部署在炮阵侧翼的步兵方阵立刻紧张起来,弓弩齐发,试图阻挡贺兰骑兵的冲击。战场局势瞬间变得混乱。
秦风抓住这千载难逢的机会,率领死士如同尖刀般,从另一个方向猛地插入了炮阵防护相对薄弱的区域!
“放火!炸了这些铁疙瘩!”秦风大吼,将手中的火油罐奋力掷向一门“国崩”!
其他死士也纷纷效仿,火油罐砸在灼热的炮身上,瞬间燃起熊熊大火!更有悍勇者,直接将轰天雷塞进了炮口或是弹药堆放处!
“轰隆——!”
剧烈的爆炸声接连响起!数门“国崩”在内部爆炸的火药和外部火焰的双重打击下,炮身扭曲,零件四散飞溅!操作火炮的倭人炮手和朝廷兵丁猝不及防,死伤惨重!
“混账!挡住他们!”萧熠在后方看得目眦欲裂,气得浑身发抖。他赖以横扫北境的王牌,竟然遭到了如此重创!
炮阵陷入一片火海与混乱,猛烈的炮击戛然而止。
朔州城头的压力骤然一轻!
“成功了!秦将军成功了!”守军爆发出劫后余生的欢呼。
然而,秦风率领的死士也陷入了重围。完成破坏任务后,他们被反应过来的朝廷精锐部队死死缠住,突围之路异常艰难,不断有人倒下。
“接应秦风!”萧煜毫不犹豫,立刻下令派出骑兵出城接应。
城外的贺兰鹰见目的达到,也不恋战,唿哨一声,率领骑兵如同潮水般退去,将烂摊子留给了朝廷和朔州守军。
一番惨烈的厮杀后,秦风带着不足五十人的残部,在接应部队的拼死掩护下,终于杀透重围,退回城内,人人带伤,秦风本人更是身中数箭,血流如注。
“王爷……末将……幸不辱命……”秦风被抬到萧煜面前,气若游丝。
“好兄弟!撑住!”萧煜紧紧握住他的手,立刻让人将他送往苏澈处救治。
经此一役,朝廷五十门“国崩”被摧毁近半,炮击的威胁大大降低。但朔州城也付出了惨重的代价,城防工事损毁严重,守军伤亡加剧,秦风重伤。
萧熠暴跳如雷,却也不得不暂停了大规模的炮击,重新整顿兵马。他知道,失去了火炮的绝对优势,想要短时间内攻下这座如同刺猬般的坚城,将变得更加困难。战局,似乎又陷入了僵持。
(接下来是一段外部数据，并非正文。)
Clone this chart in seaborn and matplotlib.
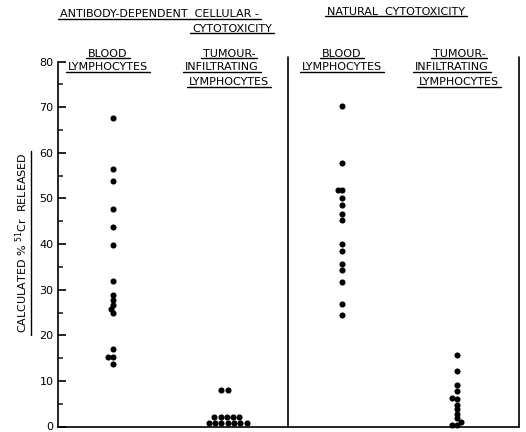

然而,无论是萧煜还是苏澈,都清楚这短暂的平静只是假象。萧熠绝不会善罢甘休,而贺兰鹰的态度依旧暧昧不明。真正的危机,远未解除。
苏澈在救治秦风时,看着他身上狰狞的伤口和流失的鲜血,一个被他压抑了许久的、来自现代医学的念头,再次不可抑制地浮现出来——输血!
在这个没有血型检测、没有抗凝剂的年代,这无疑是天方夜谭,但……或许是挽救秦风和其他重伤员唯一的希望?他看着自己手臂上淡青色的血管,陷入了沉思。